'''

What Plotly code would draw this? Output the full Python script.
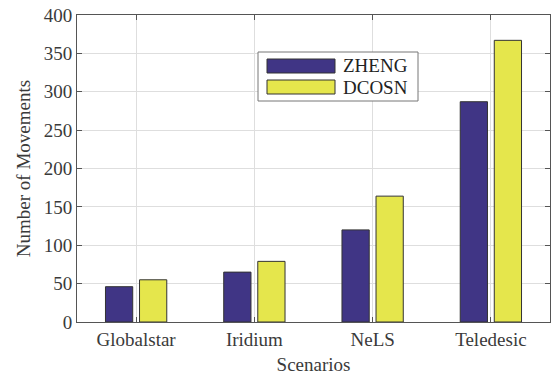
import plotly.graph_objects as go

categories = ["Globalstar", "Iridium", "NeLS", "Teledesic"]
zheng = [46, 65, 120, 287]
dcosn = [55, 79, 164, 367]
series_names = ["ZHENG", "DCOSN"]
colors = ["#403585", "#E5E64C"]

FONT = "Liberation Serif, Times New Roman, serif"

fig = go.Figure()
for name, vals, col in zip(series_names, [zheng, dcosn], colors):
    fig.add_trace(go.Bar(
        x=categories, y=vals, name=name,
        marker=dict(color=col, line=dict(color="#333333", width=1)),
        showlegend=False,
    ))

axis_common = dict(
    showline=True, linecolor="#555555", linewidth=1, mirror="allticks",
    ticks="inside", ticklen=5, tickcolor="#555555",
    showgrid=True, gridcolor="#DEDEDE", gridwidth=1,
    tickfont=dict(family=FONT, size=19, color="#3A3A3A"),
    title_font=dict(family=FONT, size=19, color="#3A3A3A"),
    zeroline=False,
)

fig.update_layout(
    width=551, height=377,
    margin=dict(l=77, r=1, t=15, b=55),
    paper_bgcolor="white", plot_bgcolor="white",
    barmode="group", bargap=0.424, bargroupgap=0.2,
    xaxis=dict(title=dict(text="Scenarios", standoff=8), **axis_common),
    yaxis=dict(title=dict(text="Number of Movements", standoff=8),
               range=[0, 400], dtick=50, **axis_common),
)

# legend box (paper coordinates derived from pixel layout)
W, H = 551 - 77 - 1, 377 - 15 - 55
def px(x):
    return (x - 77) / W
def py(y):
    return 1 - (y - 15) / H

fig.add_shape(type="rect", xref="paper", yref="paper",
              x0=px(258), x1=px(418), y0=py(101), y1=py(52),
              line=dict(color="#777777", width=1), fillcolor="white")
for i, (name, col) in enumerate(zip(series_names, colors)):
    top = 59 + i * 21
    fig.add_shape(type="rect", xref="paper", yref="paper",
                  x0=px(267), x1=px(335), y0=py(top + 14), y1=py(top),
                  line=dict(color="#333333", width=1), fillcolor=col)
    fig.add_annotation(xref="paper", yref="paper", x=px(341), y=py(top + 7),
                       text=name, showarrow=False, xanchor="left", yanchor="middle",
                       font=dict(family=FONT, size=19, color="#222222"))

fig.write_html("out.html")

'''

What is being asked:
Return only the lines from the start of the data through the line that contains "import plotly.graph_objects as go", please, copying them exactly and omitting all pictures.

Result below:
What Plotly code would draw this? Output the full Python script.
import plotly.graph_objects as go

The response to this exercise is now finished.